New York’s tallest building was deemed taller even though it has six fewer floors and its roof is more than 100 feet lower than the top side of the Willis Tower. (Formerly known as the Sears Tower, the Chicago building captured the title in the 1970s from the twin towers.)
How can that be?
It all depends on what the definition of an antenna is.
Both buildings have long masts poking skyward from their roofs. But those on the 1,451-foot Willis Tower are considered antennas, which the council does not count in calculating the height of a building.
The 408-foot long mast on 1 World Trade Center, on the other hand, is more than just a means of improving radio signals, its developers argued. They called it a spire and insisted it was a critical and permanent element of the architects’ overall design.
When 25 members of the council’s height committee met in Chicago on Friday, they heard the spire argument from the chief architect, David Childs of the firm Skidmore, Owings & Merrill, and representatives of the Port Authority of New York and New Jersey, which developed the trade center.
The New York contingent said the spire had always been part of the plan to achieve the symbolic height of 1,776 feet.
The committee members unanimously agreed that the spire should be counted, said Timothy Johnson, the council’s chairman and a partner in NBBJ, a design firm.
“The building is in fact 1,776 feet,” Mr. Johnson said. “We don’t believe the spire will ever be removed.”
The Port Authority issued a joint statement with the architects and the Durst Organization, which is managing the building and recruiting tenants. “This iconic building represents the resilience of America, and today’s decision recognizes 1 World Trade Center’s rightful place in history,” the statement said.
Mayor Rahm Emanuel of Chicago was unmoved.

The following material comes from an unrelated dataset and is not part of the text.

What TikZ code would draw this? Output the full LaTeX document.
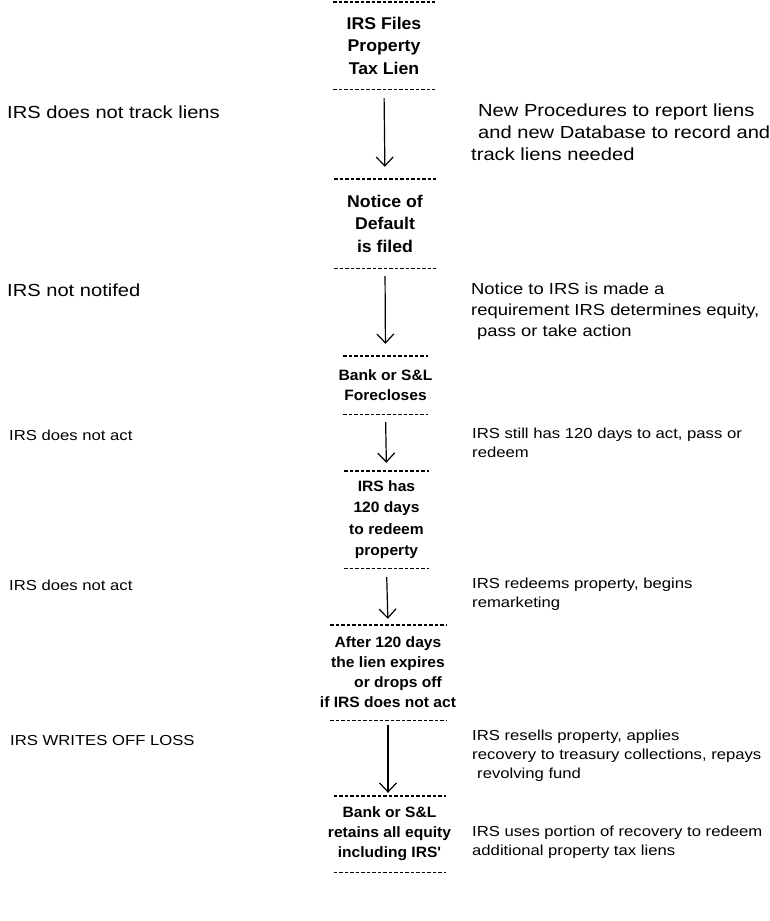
\documentclass[tikz,border=0pt]{standalone}
\usepackage{fontspec}
\newfontfamily\notefont[FakeStretch=1.15]{Liberation Sans}
\newfontfamily\stagefont[FakeStretch=1.04]{Liberation Sans}
\usetikzlibrary{arrows.meta}

\tikzset{
  stagebig/.style={align=center, inner sep=0pt, font=\stagefont\bfseries\fontsize{17}{22.5}\selectfont},
  stagesmall/.style={align=center, inner sep=0pt, font=\stagefont\bfseries\fontsize{15}{20}\selectfont},
  notebig/.style={align=left, inner sep=0pt, anchor=west, font=\notefont\fontsize{17.5}{22}\selectfont},
  notesmall/.style={align=left, inner sep=0pt, anchor=west, font=\notefont\fontsize{14.5}{19}\selectfont},
  rule/.style={line width=1.4pt, dash pattern=on 3.5pt off 2pt},
  flow/.style={line width=1.2pt, -{Straight Barb[length=9pt,width=17pt]}},
}

\begin{document}
\begin{tikzpicture}[x=1pt, y=-1pt]
  \useasboundingbox (0,0) rectangle (769,921);

  % --- Stages down the middle ---
  \node[stagebig, minimum height=87pt] (lien) at (384,45.5) {IRS Files\\Property\\Tax Lien};
  \node[stagebig, minimum height=89pt] (default) at (385,223.5) {Notice of\\Default\\is filed};
  \node[stagesmall, minimum height=58pt] (foreclose) at (385.5,385) {Bank or S\&L\\Forecloses};
  \node[stagesmall, minimum height=97pt, font=\stagefont\bfseries\fontsize{15}{21.5}\selectfont]
       (redeem) at (386.5,519.5) {IRS has\\120 days\\to redeem\\property};
  \node[stagesmall, minimum height=95pt] (expire) at (388,672.5)
       {After 120 days\\the lien expires\\\hspace*{20pt}or drops off\\if IRS does not act};
  \node[stagesmall, minimum height=76pt] (retain) at (389.5,834) {Bank or S\&L\\retains all equity\\including IRS'};

  % dashed rules above and below each stage
  \foreach \n/\w in {lien/51, default/51, foreclose/42.5, redeem/42.5, expire/58, retain/56}{
    \draw[rule] ([xshift=-\w pt]\n.north) -- ([xshift=\w pt]\n.north);
    \draw[rule] ([xshift=-\w pt]\n.south) -- ([xshift=\w pt]\n.south);
  }

  % arrows between stages
  \draw[flow, shorten <=9pt, shorten >=12pt] (lien.south) -- (default.north);
  \draw[flow, shorten <=8pt, shorten >=12pt] (default.south) -- (foreclose.north);
  \draw[flow, shorten <=8pt, shorten >=8pt] (foreclose.south) -- (redeem.north);
  \draw[flow, shorten <=9pt, shorten >=6pt] (redeem.south) -- (expire.north);
  \draw[flow, shorten <=5pt, shorten >=3pt] (expire.south) -- (expire.south |- retain.north);

  % --- Left column: what happens now ---
  \node[notebig] (untracked) at (7,112) {IRS does not track liens};
  \node[notebig] (unnotified) at (7,290) {IRS not notifed};
  \node[notesmall] (noact) at (9,435) {IRS does not act};
  \node[notesmall] (noactagain) at (9,585) {IRS does not act};
  \node[notesmall] (writeoff) at (10,740) {IRS WRITES OFF LOSS};

  % --- Right column: proposed changes ---
  \node[notebig] (database) at (471,132)
       {\hspace*{7pt}New Procedures to report liens\\\hspace*{7pt}and new Database to record and\\track liens needed};
  \node[notebig, font=\notefont\fontsize{16}{21}\selectfont] (notice) at (471,311)
       {Notice to IRS is made a\\requirement IRS determines equity,\\\hspace*{6pt}pass or take action};
  \node[notesmall] (stillhas) at (472,443) {IRS still has 120 days to act, pass or\\redeem};
  \node[notesmall] (remarket) at (472,594) {IRS redeems property, begins\\remarketing};
  \node[notesmall] (resell) at (472,756)
       {IRS resells property, applies\\recovery to treasury collections, repays\\\hspace*{5pt}revolving fund};
  \node[notesmall] (recycle) at (472,842) {IRS uses portion of recovery to redeem\\additional property tax liens};
\end{tikzpicture}
\end{document}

“If it looks like an antenna, acts like an antenna, then it is an antenna,” Mr. Emanuel said after the decision was announced. “At the Willis Tower, you have a panoramic view that is unmatched. You can’t get a view like that from an antenna.”
Mr. Emanuel’s tone reflects the pride Chicagoans take in their city’s architecture and its status as the home of the country’s first “skyscraper,” the 10-story Home Insurance Building.
Carol Willis, an architectural historian and founder of the Skyscraper Museum in Manhattan, said there were various ways to measure the size of a building beyond its height. “In the end,” Ms. Willis said, “buildings are about more than one dimension. It’s about height, floor plans, office space, location and rent.”
She pointed out that the Empire State Building was about 200 feet taller than another former record-holder, the Chrysler Building, and also had twice as much office space as the Chrysler Building and the Bank of Manhattan Building at 40 Wall Street combined.
Walter Chrysler came up with a spire of his own to gain the edge in a similar rivalry in the late 1920s. To beat the 927-foot height of 40 Wall Street, he secretly had a 125-foot spire assembled inside the crown of the Chrysler Building, raising it to 1,046 feet.
The architects for 40 Wall Street countered that their building had the highest usable floor.
Now Chicagoans can say the same about the Willis Tower."